カーボンニュートラルに向け、未来を描く議論がスタート

2022.07.05

2022年6月21日(火) GXリーグ2022 未来像策定進行役ミートアップ


4月に発足したGXリーグは、440の賛同企業(2022年6月時点)と共に、カーボンニュートラルと市場創造を目指し官民協働で取り組んでいきます。これから年度内に複数回のワークショップを実施し、ビジネス機会の創発などに向け、さまざまな議論が行われる予定です。

冒頭であいさつする経済産業省の梶川文博 環境経済室長

その議論の進行役に名乗りを挙げた企業の代表者が集まった「未来像策定進行役ミートアップ」が2022年6月21日(火)に開催されました。イベントは、経済産業省と野村総合研究所、博報堂の事務局スタッフを交え、6つの小グループに分かれたワークショップ形式で進められました。さまざまな業種の参加者が対話を通じて現状に対する認識を合わせると同時に、これから始まる活動をデモ体験する場となりました。

GXで実現したい未来、こんな未来はいやだ

ワークショップは、1グループ6、7人が円形のボードを囲み、それぞれの仕事(出身組織・業務)に加えて 「GXを通じてつくりたい未来」 または 「GXの結果、こんな未来になったらいやだ」 というお題に対する考えを述べる自己紹介からスタート。隣の人がメモを取り、オンラインワークショップツールのホワイトボード上に付箋を貼る方式でバトンを回していきます。それぞれのグループで拍手や笑い声が起こるなど、アイスブレイクセッションはなごやかな雰囲気で進みました。

アイスブレイクセッションの様子

ここで挙げられた意見には、「脱炭素と、便利で人とつながる社会を両立したい」「懐かしい未来をつくりたい」など暮らしや自然環境の観点から未来を描くものや、「透明性の高い、みんなが活発に発信できる未来」といった、共創による開かれた社会の実現を願う声が数多くみられました。中には「日本は遅れていると言われるのは嫌だ」「次世代に責められない社会を」など現状への危機感がにじむものもあり、こういった切り口を増やすことが思考の枠を広げ、議論が活発化することを実感するものとなりました。 

未来シナリオから発想を広げるワークショップ

休憩をはさんで、イベント後半では 「未来シナリオから発想するGXビジネスの未来」 をテーマにグループディスカッションが行われました。未来の「ミニ・シナリオ」が書かれたカードを使い、視点を掛け合わせながら議論を深めていきます。

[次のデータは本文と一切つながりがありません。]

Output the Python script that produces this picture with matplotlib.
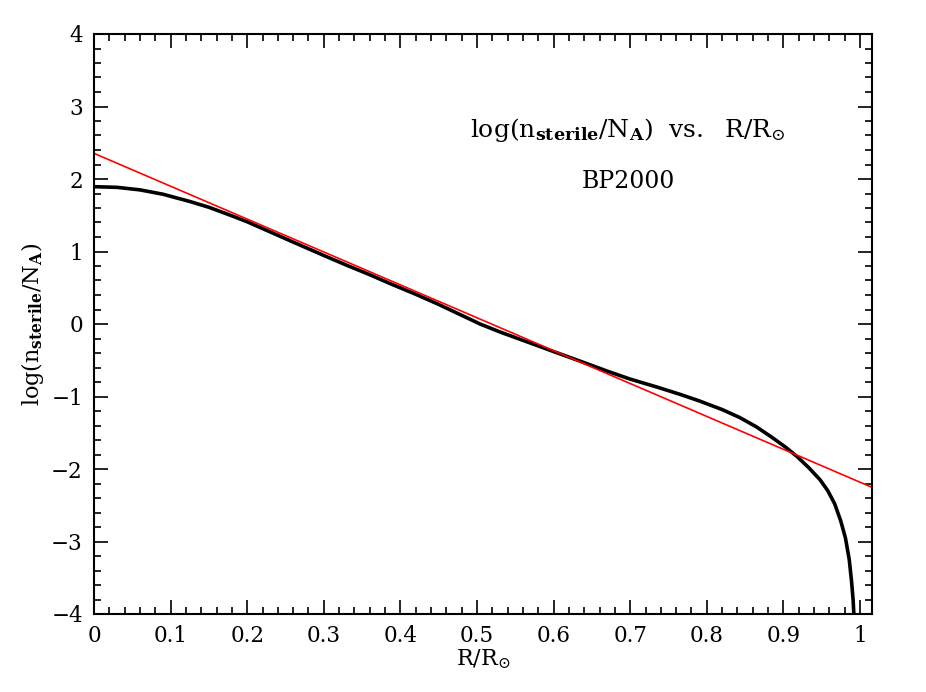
import numpy as np
import matplotlib
matplotlib.use("Agg")
import matplotlib.pyplot as plt
from matplotlib.ticker import MultipleLocator

plt.rcParams['font.family'] = ['DejaVu Serif']
plt.rcParams['mathtext.fontset'] = 'dejavuserif'

# profile
r = [0.0, 0.03, 0.06, 0.09, 0.125, 0.15, 0.178, 0.2, 0.23, 0.26, 0.299,
     0.33, 0.36, 0.386, 0.42, 0.45, 0.48, 0.504, 0.53, 0.569, 0.60, 0.634,
     0.67, 0.70, 0.735, 0.765, 0.79, 0.82, 0.843, 0.865, 0.886, 0.903,
     0.918, 0.933, 0.948, 0.958, 0.967, 0.975, 0.981, 0.986, 0.989, 0.991, 0.992]
logn = [1.894, 1.885, 1.85, 1.79, 1.69, 1.61, 1.50, 1.41, 1.27, 1.13, 0.95,
        0.81, 0.68, 0.56, 0.41, 0.27, 0.12, 0.0, -0.11, -0.26, -0.38, -0.51,
        -0.65, -0.76, -0.87, -0.97, -1.06, -1.18, -1.29, -1.42, -1.57, -1.70,
        -1.83, -1.98, -2.15, -2.30, -2.48, -2.72, -2.95, -3.25, -3.55, -3.8, -4.0]

# straight fit
fit_r = [0.0, 1.0157]
fit_y = [2.354, -2.253]

fig = plt.figure(figsize=(9.26, 6.92), dpi=100)
ax = fig.add_axes([94/926, 1 - 614/692, (872-94)/926, (614-34)/692])

ax.plot(r, logn, color='black', lw=2.6, solid_joinstyle='round')
ax.plot(fit_r, fit_y, color='red', lw=1.2)

ax.set_xlim(0, 1.0157)
ax.set_ylim(-4, 4)
ax.xaxis.set_minor_locator(MultipleLocator(0.02))
ax.yaxis.set_minor_locator(MultipleLocator(0.2))
ax.set_xticks(np.arange(0, 1.01, 0.1))
ax.set_xticklabels(['0', '0.1', '0.2', '0.3', '0.4', '0.5', '0.6', '0.7', '0.8', '0.9', '1'])
ax.set_yticks(range(-4, 5))
ax.set_yticklabels(['\u22124', '\u22123', '\u22122', '\u22121', '0', '1', '2', '3', '4'])

ax.tick_params(which='both', direction='in', top=True, right=True, width=1.2,
               labelsize=15.5)
ax.tick_params(which='major', length=10, pad=8)
ax.tick_params(which='minor', length=5)
for s in ax.spines.values():
    s.set_linewidth(1.5)

ax.set_xlabel(r'$\mathrm{R/R_{\odot}}$', fontsize=16, labelpad=0)
ax.set_ylabel(r'$\mathrm{log(n_{\mathbf{sterile}}/N_{\mathbf{A}})}$', fontsize=16, labelpad=4)

ax.text(0.697, 2.68, r'$\mathrm{log(n_{\mathbf{sterile}}/N_{\mathbf{A}})\ \ vs.\ \ R/R_{\odot}}$',
        fontsize=18, ha='center', va='center')
ax.text(0.697, 1.96, 'BP2000', fontsize=17, ha='center', va='center')

fig.savefig('out.png', dpi=100)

ディスカッションは8つの「ミニ・シナリオ」カードを使って実施

カードに記されているのは、2019年に経済産業省と環境省の若手メンバーが気候変動について議論した内容をもとにした未来のシナリオで、「CO2の削減で人生が豊かになる時代」「炭素恐怖症の蔓延時代」「生活しながら光合成する未来」など全8種類。参加者のみなさんは、8つの未来シナリオからそれぞれが直感的に気になったものを選び、なぜ気になったのかを考えます。そして、社会に与えるインパクトや、どのような商品サービスがあり得るかについて話し合っていきます。

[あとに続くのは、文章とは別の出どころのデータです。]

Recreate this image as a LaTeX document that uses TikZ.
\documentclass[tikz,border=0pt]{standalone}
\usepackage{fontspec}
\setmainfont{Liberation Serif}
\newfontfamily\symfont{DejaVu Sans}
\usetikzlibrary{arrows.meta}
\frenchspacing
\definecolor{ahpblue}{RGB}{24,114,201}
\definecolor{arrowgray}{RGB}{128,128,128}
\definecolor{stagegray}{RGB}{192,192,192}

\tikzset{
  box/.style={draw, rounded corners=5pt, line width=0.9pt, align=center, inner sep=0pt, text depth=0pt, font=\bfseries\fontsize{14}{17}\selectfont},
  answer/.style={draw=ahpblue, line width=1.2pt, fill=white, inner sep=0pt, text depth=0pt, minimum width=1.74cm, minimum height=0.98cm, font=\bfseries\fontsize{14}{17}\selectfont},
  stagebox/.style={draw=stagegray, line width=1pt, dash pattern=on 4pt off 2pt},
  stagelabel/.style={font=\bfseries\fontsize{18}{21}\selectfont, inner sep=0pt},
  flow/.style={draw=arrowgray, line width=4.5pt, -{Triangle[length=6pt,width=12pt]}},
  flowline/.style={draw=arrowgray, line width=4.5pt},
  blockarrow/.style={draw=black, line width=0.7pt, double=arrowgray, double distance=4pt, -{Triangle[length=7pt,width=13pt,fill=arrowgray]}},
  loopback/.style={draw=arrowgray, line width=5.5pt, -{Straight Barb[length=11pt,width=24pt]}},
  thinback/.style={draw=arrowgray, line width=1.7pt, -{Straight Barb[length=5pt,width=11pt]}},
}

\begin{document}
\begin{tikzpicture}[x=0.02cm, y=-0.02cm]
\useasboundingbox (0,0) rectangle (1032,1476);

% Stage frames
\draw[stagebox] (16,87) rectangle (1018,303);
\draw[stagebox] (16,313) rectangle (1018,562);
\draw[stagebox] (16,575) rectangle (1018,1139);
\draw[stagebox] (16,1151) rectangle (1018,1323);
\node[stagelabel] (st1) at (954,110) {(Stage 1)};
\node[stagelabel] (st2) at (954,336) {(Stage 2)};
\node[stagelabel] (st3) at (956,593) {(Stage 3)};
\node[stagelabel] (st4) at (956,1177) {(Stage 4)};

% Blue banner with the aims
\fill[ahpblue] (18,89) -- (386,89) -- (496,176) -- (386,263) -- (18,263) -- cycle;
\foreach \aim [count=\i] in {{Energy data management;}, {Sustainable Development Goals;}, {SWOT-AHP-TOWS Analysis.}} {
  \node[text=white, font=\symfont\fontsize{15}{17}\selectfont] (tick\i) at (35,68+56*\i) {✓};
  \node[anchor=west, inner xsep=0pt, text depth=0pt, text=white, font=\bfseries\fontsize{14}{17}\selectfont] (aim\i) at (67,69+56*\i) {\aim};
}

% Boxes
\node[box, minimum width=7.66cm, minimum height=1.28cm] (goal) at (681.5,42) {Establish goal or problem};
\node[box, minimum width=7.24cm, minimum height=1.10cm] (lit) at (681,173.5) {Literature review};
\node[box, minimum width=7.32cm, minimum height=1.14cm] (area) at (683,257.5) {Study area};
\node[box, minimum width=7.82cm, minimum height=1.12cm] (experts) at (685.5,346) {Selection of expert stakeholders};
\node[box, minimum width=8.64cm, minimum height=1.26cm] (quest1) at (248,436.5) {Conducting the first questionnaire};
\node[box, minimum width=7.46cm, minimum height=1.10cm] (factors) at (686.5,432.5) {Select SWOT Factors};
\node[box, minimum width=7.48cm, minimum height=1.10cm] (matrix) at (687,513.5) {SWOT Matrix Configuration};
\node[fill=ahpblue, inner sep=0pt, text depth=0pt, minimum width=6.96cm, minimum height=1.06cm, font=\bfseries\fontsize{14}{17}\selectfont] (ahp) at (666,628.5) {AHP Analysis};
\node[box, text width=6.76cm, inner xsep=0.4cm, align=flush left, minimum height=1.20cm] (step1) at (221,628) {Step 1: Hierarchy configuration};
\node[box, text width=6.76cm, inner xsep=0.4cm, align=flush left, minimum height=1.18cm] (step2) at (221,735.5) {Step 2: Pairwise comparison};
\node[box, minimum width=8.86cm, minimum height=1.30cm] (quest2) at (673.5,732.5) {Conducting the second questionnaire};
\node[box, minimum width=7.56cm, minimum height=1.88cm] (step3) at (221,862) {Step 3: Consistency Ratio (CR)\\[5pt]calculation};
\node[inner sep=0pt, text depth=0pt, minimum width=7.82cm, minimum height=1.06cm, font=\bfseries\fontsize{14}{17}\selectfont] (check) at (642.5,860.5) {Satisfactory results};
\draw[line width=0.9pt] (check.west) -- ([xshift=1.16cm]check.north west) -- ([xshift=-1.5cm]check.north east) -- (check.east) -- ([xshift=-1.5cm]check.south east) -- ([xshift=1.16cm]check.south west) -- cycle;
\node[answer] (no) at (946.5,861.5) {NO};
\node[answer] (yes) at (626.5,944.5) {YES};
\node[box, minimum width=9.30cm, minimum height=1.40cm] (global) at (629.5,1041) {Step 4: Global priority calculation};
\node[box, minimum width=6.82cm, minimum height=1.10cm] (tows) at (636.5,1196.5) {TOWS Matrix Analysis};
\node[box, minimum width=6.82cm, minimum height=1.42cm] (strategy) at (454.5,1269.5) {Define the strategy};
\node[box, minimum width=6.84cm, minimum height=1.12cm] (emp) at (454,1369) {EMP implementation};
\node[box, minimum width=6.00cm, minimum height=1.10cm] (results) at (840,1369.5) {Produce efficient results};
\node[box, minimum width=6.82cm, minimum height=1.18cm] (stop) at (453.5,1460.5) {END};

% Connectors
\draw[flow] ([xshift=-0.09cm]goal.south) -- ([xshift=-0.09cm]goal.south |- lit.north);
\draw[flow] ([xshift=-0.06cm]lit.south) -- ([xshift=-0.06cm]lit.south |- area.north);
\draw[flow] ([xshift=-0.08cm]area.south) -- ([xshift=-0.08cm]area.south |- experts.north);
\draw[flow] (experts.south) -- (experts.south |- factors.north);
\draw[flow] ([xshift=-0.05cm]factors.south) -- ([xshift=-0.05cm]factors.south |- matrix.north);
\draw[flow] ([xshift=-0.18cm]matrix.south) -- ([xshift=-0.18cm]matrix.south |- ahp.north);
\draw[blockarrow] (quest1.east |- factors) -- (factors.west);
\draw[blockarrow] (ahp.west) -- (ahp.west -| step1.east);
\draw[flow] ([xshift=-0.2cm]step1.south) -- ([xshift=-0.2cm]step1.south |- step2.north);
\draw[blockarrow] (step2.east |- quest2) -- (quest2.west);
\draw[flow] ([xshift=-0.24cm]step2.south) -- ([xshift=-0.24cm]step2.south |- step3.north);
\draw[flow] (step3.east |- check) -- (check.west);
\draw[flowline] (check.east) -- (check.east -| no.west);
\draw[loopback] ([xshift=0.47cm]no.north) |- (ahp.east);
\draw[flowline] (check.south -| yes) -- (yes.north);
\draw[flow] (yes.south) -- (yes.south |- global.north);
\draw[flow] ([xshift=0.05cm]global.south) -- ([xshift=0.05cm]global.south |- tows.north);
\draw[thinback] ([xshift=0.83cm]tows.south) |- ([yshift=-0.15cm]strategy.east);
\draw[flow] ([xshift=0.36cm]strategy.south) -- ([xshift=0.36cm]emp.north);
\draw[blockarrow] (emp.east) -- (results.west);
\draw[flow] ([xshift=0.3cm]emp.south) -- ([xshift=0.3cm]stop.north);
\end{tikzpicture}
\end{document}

それぞれのシナリオから考えられる社会へのインパクトやアイデアを書き出して共有

円形ボードにカードを貼り付けて回しながら眺めたり、アイデアを書いた付箋を次々にマッピングしたりと、グループごとに工夫を凝らしながらディスカッションは進み、熱意とユーモアにあふれた意見が飛び交いました。

各グループのディスカッション内容を全体で共有

グループディスカッション終了後は、各グループで最も盛り上がったシナリオと、その議論内容を発表・共有しました。「脱炭素と地域資源を結びつけ、地方が活性化する」「ゴミが価値を持つようになり、ゴミの取り合いが始まって廃棄が減る」といったポジティブな予測や、「規制が厳しくなりすぎないよう、CO2を出してもいい特区を設置する」というユニークなアイデアも。さらに、「個人のCO2排出量を計測できるデバイスやエコポイント制度の開発」「炭素恐怖症の蔓延は、メンタルヘルス専門教育やヘルスケア産業の新たなビジネスにもつながる」など、GXが持つビジネスの可能性を感じさせる意見も次々に挙がり、今後本格化する具体的な議論への期待が高まるものとなりました。

さまざまな切り口を掛け合わせ、未来の可能性を描く

業種や役職の垣根を越えて活発に意見が交わされたワークショップは、さまざまな立場から多くの切り口を出し合い、重ねることで新たな発見があることを体験するものとなり、大いに盛り上がりました。イベント終了後には会場の隅々で名刺交換や談笑をする光景がみられ、参加者のみなさんにとっても有意義な時間となったようです。

参加者のみなさんと

今後も賛同企業と共に、具体像の可視化に向けた活動を行っていきます。